Citing national security concerns, the Trump administration has expanded the use of tariffs for both steel and aluminum, as well as against a large swath of goods imported from China. The administration also has foreign-made automobiles and auto parts in its sights, having initiated a new Section 232 investigation into whether such imports impair national security.
“There is evidence suggesting that, for decades, imports from abroad have eroded our domestic auto industry,” said Secretary of Commerce Wilbur Ross. “The Department of Commerce will conduct a thorough, fair, and transparent investigation into whether such imports are weakening our internal economy and may impair the national security.”
The Section 232 statute the recent steel and aluminum tariffs (and proposed auto tariffs) were issued under was originally developed to cover trade that had a direct impact on national security, but the Trump administration has broadened their definition of what types of activities should fall under the security umbrella.
This is a brand of nationalist economics that you may remember from your high school history classes as “mercantilism,” and generally favors protectionist policies, according to Raj Bhala, senior advisor at Dentons U.S. LLP, speaking in a recent webinar on the Trump administration’s trade policies, hosted by the AutoCare Association. “It’s very controversial, and many economists are deeply skeptical that a trade deficit threatens national security,” Bhala says. “Instead, they say trade linkages strengthen national security.”
The current tariffs do have an exclusion process available so that countries or specific products can be excluded from the tariffs. “There is a deliberation period of 90 days or more to grant the exclusion to the company or product, but that process is not working well right now,” says Vanessa Sciarra, vice president of legal affairs for trade and investment at the National Foreign Trade Council. “Anyone who has had to deal with it is relatively frustrated.”
Steel and aluminum prices are already on the rise because of the tariffs, which is what happened when former president George W. Bush imposed similar tariffs. “When you have a tariff, you expect to see the domestic price rise up to the level of the tariff,” Sciarra says. “So you would expect to see a 25 percent increase in steel prices and 10 percent for aluminum. We’re seeing numbers higher than that, particularly for aluminum.”

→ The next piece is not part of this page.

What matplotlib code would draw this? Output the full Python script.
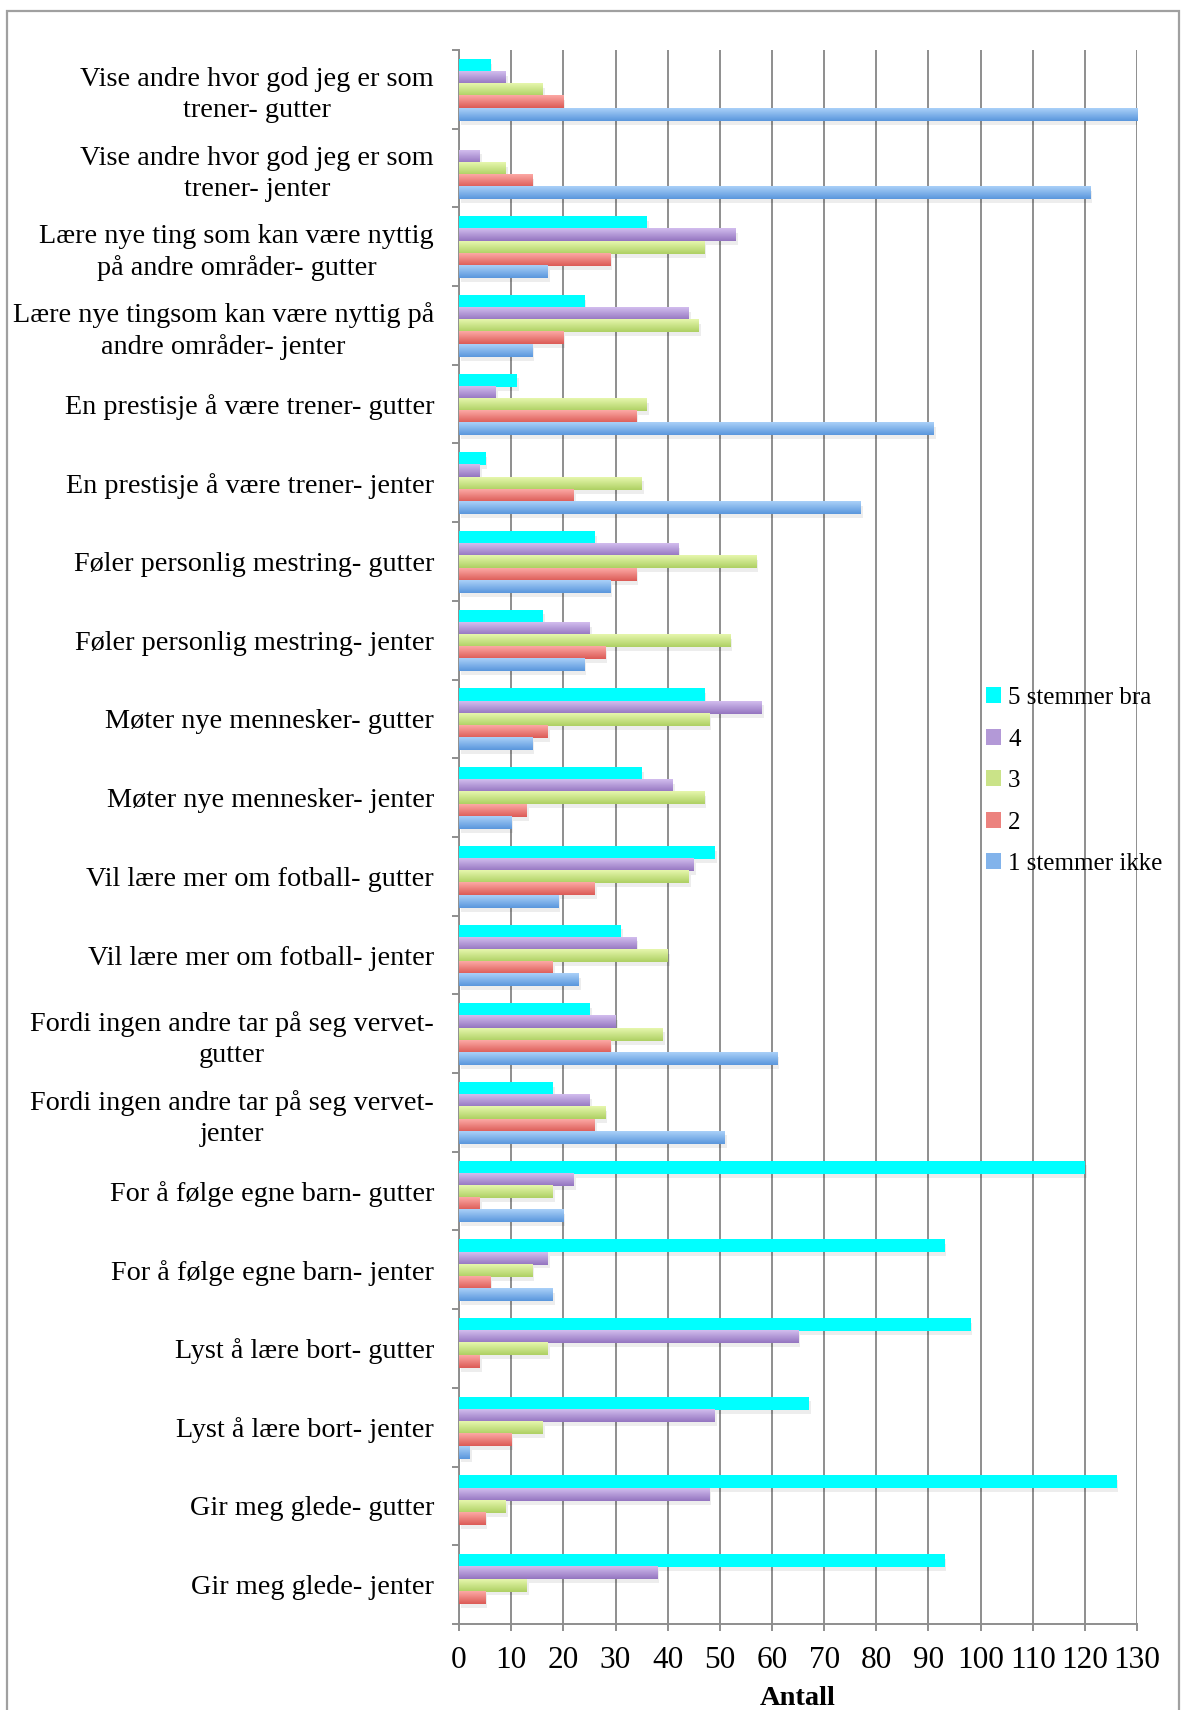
import matplotlib.pyplot as plt
import numpy as np
from matplotlib.patches import Rectangle, Patch
from matplotlib.colors import to_rgb

plt.rcParams['font.family'] = ['Liberation Serif', 'DejaVu Serif']

# categories, top to bottom
labels = [
    "Vise andre hvor god jeg er som\ntrener- gutter",
    "Vise andre hvor god jeg er som\ntrener- jenter",
    "Lære nye ting som kan være nyttig\npå andre områder- gutter",
    "Lære nye tingsom kan være nyttig på\nandre områder- jenter",
    "En prestisje å være trener- gutter",
    "En prestisje å være trener- jenter",
    "Føler personlig mestring- gutter",
    "Føler personlig mestring- jenter",
    "Møter nye mennesker- gutter",
    "Møter nye mennesker- jenter",
    "Vil lære mer om fotball- gutter",
    "Vil lære mer om fotball- jenter",
    "Fordi ingen andre tar på seg vervet-\ngutter",
    "Fordi ingen andre tar på seg vervet-\njenter",
    "For å følge egne barn- gutter",
    "For å følge egne barn- jenter",
    "Lyst å lære bort- gutter",
    "Lyst å lære bort- jenter",
    "Gir meg glede- gutter",
    "Gir meg glede- jenter",
]

s5 = [6, 0, 36, 24, 11, 5, 26, 16, 47, 35, 49, 31, 25, 18, 120, 93, 98, 67, 126, 93]
s4 = [9, 4, 53, 44, 7, 4, 42, 25, 58, 41, 45, 34, 30, 25, 22, 17, 65, 49, 48, 38]
s3 = [16, 9, 47, 46, 36, 35, 57, 52, 48, 47, 44, 40, 39, 28, 18, 14, 17, 16, 9, 13]
s2 = [20, 14, 29, 20, 34, 22, 34, 28, 17, 13, 26, 18, 29, 26, 4, 6, 4, 10, 5, 5]
s1 = [130, 121, 17, 14, 91, 77, 29, 24, 14, 10, 19, 23, 61, 51, 20, 18, 0, 2, 0, 0]

series = [
    ("5 stemmer bra", s5, "#00ffff", "#00ffff"),
    ("4", s4, "#d2bdee", "#9475c0"),
    ("3", s3, "#e6f7ad", "#aed063"),
    ("2", s2, "#fca9a5", "#dc5b56"),
    ("1 stemmer ikke", s1, "#aad0f8", "#5a97dd"),
]

fig = plt.figure(figsize=(11.81, 17.10), dpi=100)
ax = fig.add_axes([0.3887, 0.0503, 0.5741, 0.9205])

grey = "#8e8e8e"
y = np.arange(len(labels))
h = 0.155

for k, (name, vals, top, bottom) in enumerate(series):
    off = (k - 2) * h + 0.01
    mid = tuple((np.array(to_rgb(top)) + np.array(to_rgb(bottom))) / 2)
    # soft drop shadow
    ax.barh(y + off + 0.05, vals, height=h, left=0.4, color="#000000",
            alpha=0.07, zorder=2, linewidth=0)
    bars = ax.barh(y + off, vals, height=h, color=mid, zorder=3, linewidth=0)
    grad = np.linspace(0, 1, 32)[:, None, None]
    img = (1 - grad) * np.array(to_rgb(top)) + grad * np.array(to_rgb(bottom))
    for b in bars:
        if b.get_width() <= 0:
            continue
        ax.imshow(img, extent=(b.get_x(), b.get_x() + b.get_width(),
                               b.get_y() + b.get_height(), b.get_y()),
                  origin="upper", aspect="auto", zorder=4, interpolation="bilinear")

ax.set_xlim(0, 130)
ax.set_ylim(len(labels) - 0.5, -0.5)
ax.set_xticks(np.arange(0, 131, 10))
ax.set_yticks(y)
ax.set_yticklabels(labels)
ax.set_yticks(np.arange(-0.5, len(labels), 1), minor=True)
for t in ax.get_yticklabels():
    t.set_multialignment("center")
    t.set_linespacing(1.3)

ax.xaxis.grid(True, color=grey, linewidth=1.4, zorder=0)
ax.set_axisbelow(True)
for s in ["top", "right"]:
    ax.spines[s].set_visible(False)
for s in ["left", "bottom"]:
    ax.spines[s].set_color(grey)
    ax.spines[s].set_linewidth(1.4)

ax.tick_params(axis="y", which="major", length=0, pad=18, labelsize=20.3)
ax.tick_params(axis="y", which="minor", length=5, width=1.4, color=grey)
ax.tick_params(axis="x", length=5, width=1.4, color=grey, pad=11, labelsize=22.5)
ax.set_xlabel("Antall", fontsize=20.5, fontweight="bold", labelpad=8)

handles = [Patch(facecolor=tuple((np.array(to_rgb(t)) + np.array(to_rgb(b))) / 2), label=n)
           for n, _, t, b in series]
fig.legend(handles=handles, loc="upper left", bbox_to_anchor=(0.826, 0.604),
           frameon=False, fontsize=18, handlelength=0.6, handleheight=0.6,
           handletextpad=0.3, labelspacing=0.78, borderaxespad=0)

# outer frame of the chart area
fig.patches.append(Rectangle((0.006, -0.02), 0.992, 1.0136, transform=fig.transFigure,
                             fill=False, edgecolor="#a0a0a0", linewidth=1.6))

fig.savefig("out.png", dpi=100)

The country-specific quotas on metals, likewise, distort the market because manufacturers begin ordering more material than they need in order to avoid bumping up against the quote later.
While steel and aluminum producers have supported the tariffs, manufacturers have uniformly line dup against them. One big sticking point for industry is that the steel and aluminum tariffs primarily focus on raw products (like sheet metal or rolled metal). Finished goods made of foreign steel are generally not covered by the tariffs, so U.S. manufacturers of those same products are paying a higher price for raw materials, putting them at a disadvantage compared to foreign competitors.
While the steel, aluminum and proposed automotive tariffs have drawn opposition, the Section 301 tariffs that are specially aimed at China in response to alleged IP theft and other unfair practices have been quietly supported by other countries. However, China has now levied a series of retaliatory tariffs against U.S. goods, and there are fears the conflict could escalate into a full-blown trade war. At the end of June, President Trump directed the U.S. Trade Representative to prepare a 10 percent tariff on an additional $200 billion worth of Chinese imports.
Targeting Foreign Autos, Parts
The administration’s new Section 232 investigation into automobiles is also predicated on national security concerns. “Secretary Ross has argued that imports of automobiles and auto parts have eroded the domestic industry,” says Bhala. Ross cited a number of statistics, including the that the number of imported passenger vehicles has increased from 32 to 48 percent in the past 20 years, and that employment in the motor vehicle production in the U.S. has declined by 22 percent since 1990.
According to Bhala, the administration’s position also expands how the National Security Industrial Base Regulation (NSIBR) is being used to restrict trade. They are using a new criterion that considers production by majority U.S.-owned firms as separate from that of majority foreign-owned firms. “What the administration is suggesting is that it is not enough to be made in the USA, but it also has got to be made in the USA by American firms,” Bhala says.
Bhala notes that despite the figures the administration has cited, automotive output in the U.S. has grown by triple-digit percentages since 2009, and that the decline in employment “has been probably caused not by imports, but by … automation,” he says.